Obviously these folks are partisans or else they wouldn’t be Democrats, but this "Dear Leader knows best" mentality is cultish. Republican Rep. Ron Paul, who, whatever one thinks of him, has been consistently opposed to these wars, put it best when he rose on the floor Tuesday to speak against the war funding: "I wonder what happened to all of my colleagues who said they were opposed to the ongoing wars in Iraq and Afghanistan. I wonder what happened to my colleagues who voted with me as I opposed every war supplemental request under the previous administration. It seems, with very few exceptions, they have changed their position on the war now that the White House has changed hands."
One "anonymous" Massachusetts lawmaker told Politico that those Democrats who voted for the war funding and IMF credits are "what we call the responsible left." Barney Frank, another flip-flopper on war funding, compared the anti-war left to the Rush Limbaugh right-wing, saying, "They have no sense of reality." Perhaps Rep. Frank should ask the Iraq and Afghanistan veterans who lobbied intensely against the war funding he supported if they have "no sense of reality."
As previously discussed, this vote was a crucial test — because the White House and pro-war Democrats actually needed to get some "anti-war" legislators to vote with them or the bill would have failed — in determining which Democrats have a spine when it comes to standing up to the war and which are just party operatives with their principles and votes up for political bidding.

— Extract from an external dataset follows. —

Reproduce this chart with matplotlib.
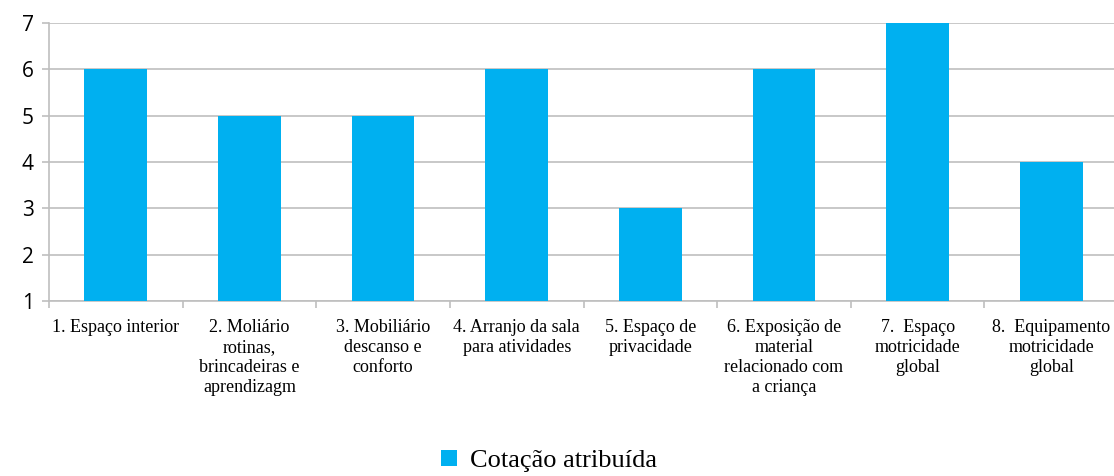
import matplotlib
matplotlib.use("Agg")
import matplotlib.pyplot as plt
import numpy as np
from matplotlib.ticker import FixedLocator

# ── Data ──────────────────────────────────────────────────────────────────
categories = [
    "1. Espaço interior",
    "2. Moliário\nrotinas,\nbrincadeiras e\naprendizagm",
    "3. Mobiliário\ndescanso e\nconforto",
    "4. Arranjo da sala\npara atividades",
    "5. Espaço de\nprivacidade",
    "6. Exposição de\nmaterial\nrelacionado com\na criança",
    "7.  Espaço\nmotricidade\nglobal",
    "8.  Equipamento\nmotricidade\nglobal",
]
values = [6, 5, 5, 6, 3, 6, 7, 4]
series_name = "Cotação atribuída"
y_ticks = [1, 2, 3, 4, 5, 6, 7]

BAR_COLOR = "#00B0F0"
GRID_COLOR = "#BFBFBF"
SERIF = ["Liberation Serif", "DejaVu Serif"]

fig = plt.figure(figsize=(11.14, 4.76), dpi=100)
ax = fig.add_axes([49 / 1114, 1 - 301 / 476, 1 - 49 / 1114, (301 - 23) / 476])

x = np.arange(len(categories))
ax.bar(x, [v - 1 for v in values], bottom=1, width=0.47, color=BAR_COLOR,
       label=series_name, zorder=3)

ax.set_ylim(1, 7)
ax.set_xlim(-0.5, 7.47)
ax.set_yticks(y_ticks)
ax.yaxis.grid(True, color=GRID_COLOR, linewidth=1.2, zorder=0)

# category labels centred, tick marks on category boundaries
ax.set_xticks(x)
ax.set_xticklabels(categories, fontfamily=SERIF, fontsize=13,
                   va="top", ha="center", linespacing=1.22)
ax.tick_params(axis="x", which="major", length=0, pad=13)
ax.xaxis.set_minor_locator(FixedLocator(np.arange(-0.5, 8, 1.0)))
ax.tick_params(axis="x", which="minor", length=5, color=GRID_COLOR, width=1.2)

for lbl in ax.get_yticklabels():
    lbl.set_fontfamily(["Open Sans", "DejaVu Sans"])
    lbl.set_fontsize(15)
ax.tick_params(axis="y", length=5, color=GRID_COLOR, width=1.2, pad=6)

for side in ["top", "right"]:
    ax.spines[side].set_visible(False)
for side in ["left", "bottom"]:
    ax.spines[side].set_color(GRID_COLOR)
    ax.spines[side].set_linewidth(1.2)

fig.legend(loc="center", bbox_to_anchor=(0.493, 1 - 461 / 476), frameon=False,
           prop={"family": SERIF, "size": 19}, handlelength=0.6,
           handleheight=0.6, handletextpad=0.5)

fig.savefig("out.png", dpi=100)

While the White House reportedly told some Democrats who voted against the war, "you’ll never hear from us again," Obama has made it a point this week to intervene to defend those hypocritical "anti-war" legislators who voted with him. Rep. Steve Cohen, D-Tenn was one of the 51 Democrats who voted against the funding in May and then consciously misplaced his principles Tuesday. Cohen was targeted for his hypocrisy by activists, spurring President Obama to issue a statement to local media in his district praising Cohen:
The White House Press Office called the Washington bureau of The Commercial Appeal late Wednesday afternoon offering the statement after anti-war liberals across the country derided Cohen as a "fraud" and one who deserved a place in the "Hall of Shame."
"Congressman Cohen is a leader in the United States Congress and a strong voice for the people of Tennessee," Obama’s statement declared, adding that Cohen’s vote will "ensure our men and women in uniform have the resources they need to protect our country."
What is particularly telling is how Cohen doesn’t even pretend his vote had anything to do with principle or representing his constituents. It was simple partisanship. "Maybe [Obama] just wanted to respond to people who helped him," Cohen said. "Yes, I was surprised but I’ve been in the president’s corner on several occasions and it’s good to have him in my corner."
All of this sounds, frankly, corrupt. Instead of using cold hard cash, the White House threatens to pull the rug from under dissenting legislators and offers its support to those who cede their conscience to the president’s agenda. So much for change.
This spending bill is likely to sail through the Senate where there is no group even vaguely resembling the ever-shrinking anti-war crowd in the House. Once again, here are the Democrats who turned their backs on their pledges to vote against this war funding:
Yvette Clarke, Steve Cohen, Jim Cooper, Jerry Costello, Barney Frank, Luis Gutierrez, Jay Inslee, Steve Kagen, Edward Markey, Doris Matsui, Jim McDermott, George Miller, Grace Napolitano, Richard Neal (MA), James Oberstar, Jan Schakowsky, Mike Thompson, Edolphus Towns, Nydia Velázquez, and Anthony Weiner.